Luckily, nature made it easy for us to categorize lentils and their various uses by color—the darker green and brown varieties are known for their distinct earthy flavor and for retaining their shape after cooking, whereas the lighter red and yellow varieties are more delicate in taste and nearly disintegrate when cooked.
The Basics of Preparing Lentils
No matter what type of lentils you’re using, you always want to start by sorting them for any stray pebbles that might be hiding out in the mix. Due to the rocky soil that most Lens culinaris plants are grown in, it’s not unheard of for small rocks to get picked up during the harvesting process and make it all the way through to your bag. While it’s relatively uncommon, you don’t want to crack any teeth, so it’s best to give your lentils a once over just in case.
Spread them out on a flat surface to make sorting easy.
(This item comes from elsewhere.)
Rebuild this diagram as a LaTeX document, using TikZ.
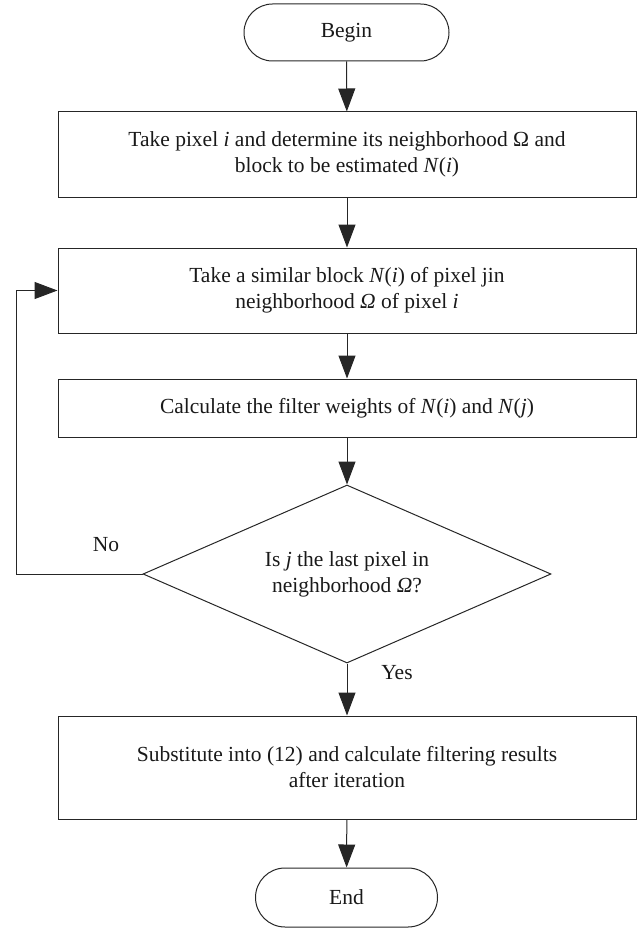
\documentclass[tikz,border=0pt]{standalone}
\usepackage{fontspec}
\setmainfont{Liberation Serif}
\usetikzlibrary{shapes.geometric,shapes.misc,arrows.meta}
\begin{document}
\begin{tikzpicture}[x=1pt,y=-1pt,
  every node/.style={font=\fontsize{21.5}{26}\selectfont, text=black!90},
  proc/.style={draw=black!85, line width=1pt, rectangle, minimum width=578pt, inner sep=0pt, align=center},
  term/.style={draw=black!85, line width=1pt, rounded rectangle, inner sep=0pt},
  decis/.style={draw=black!85, line width=1pt, diamond, shape aspect=2.29, minimum width=408pt, minimum height=178pt, inner sep=0pt, align=center},
  arr/.style={draw=black!85, line width=1pt, -{Triangle[length=23pt,width=17pt]}},
  lbl/.style={inner sep=0pt}
]
\useasboundingbox (0,0) rectangle (638,928);
\node[term, minimum width=205pt, minimum height=57pt] (begin) at (346.5,32.5) {Begin};
\node[proc, minimum height=85pt] (b1) at (347,154.5) {Take pixel \textit{i} and determine its neighborhood Ω and\\block to be estimated \textit{N}(\textit{i})};
\node[proc, minimum height=85pt] (b2) at (347,290.5) {Take a similar block \textit{N}(\textit{i}) of pixel jin\\neighborhood \textit{Ω} of pixel \textit{i}};
\node[proc, minimum height=58pt] (b3) at (347,408) {Calculate the filter weights of \textit{N}(\textit{i}) and \textit{N}(\textit{j})};
\node[decis] (dia) at (347,574) {Is \textit{j} the last pixel in\\neighborhood \textit{Ω}?};
\node[proc, minimum height=103pt] (b4) at (347,767.5) {Substitute into (12) and calculate filtering results\\after iteration};
\node[term, minimum width=182pt, minimum height=59pt] (end) at (346.5,897.5) {End};
\node[lbl] (no) at (106,545) {No};
\node[lbl] (yes) at (397,673) {Yes};
\coordinate (loopc) at (16.5,574);
\draw[arr] (begin) -- (b1);
\draw[arr] (b1) -- (b2);
\draw[arr] (b2) -- (b3);
\draw[arr] (b3) -- (dia);
\draw[arr] (dia) -- (b4);
\draw[arr] (b4) -- (end);
\draw[arr] (dia.west) -- (loopc) |- (b2.west);
\end{tikzpicture}
\end{document}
Then, store them in an airtight container for up to one year, or rinse them in cold water until the water runs clear before cooking.
Cook green, black, and brown varieties in plenty of water or stock using at least a 1:3 ratio of lentils to liquid. Bring the liquid to a boil, add your rinsed lentils, turn down the heat and let them just barely simmer for anywhere between 20 and 45 minutes—depending on the type of lentil and texture you’re looking for: firmer for a salad or side dish, and softer for a soup or stew (to cut down the cooking time by half, soak the lentils in cold water overnight). Once they’re done to your liking, strain the remaining liquid and use them in a casserole or stuffing, toss them in a vegetable soup, or mix them up into a salad.
Red and Yellow Lentils
You’ll want to approach red and yellow lentils with a different technique than their darker siblings. After sorting and rinsing, put the lentils in a pot and cover them with cold water or stock using the same 1:3 ratio of lentils to liquid (at this point you can toss in a few smashed cloves of garlic, a roughly chopped onion or shallot, or a few sprigs of fresh thyme to add more flavor – just remove them before serving). As you bring the lentils to a boil over high heat, use a spoon to skim off any ‘scum’ that accumulates on the top of the water. Once they’ve reached a boil, reduce the heat and let them simmer until they’ve lost their shape and have a thick texture. Add curry roasted vegetables, canned chickpeas and serve with Basmati rice for an easy weeknight meal, or mix in a food processor with garlic, tahini and olive oil for a lentil-y take on hummus.
We wish we could cover all the glorious ways in which to use lentils, but with nearly endless possibilities—that would be a tall order. However, we’ve unmasked the mystery by arming you with a bit of insight into the types of lentils you may come across in the super market, plus easy, back pocket techniques that are sure to turn you into a lentil lover in no time.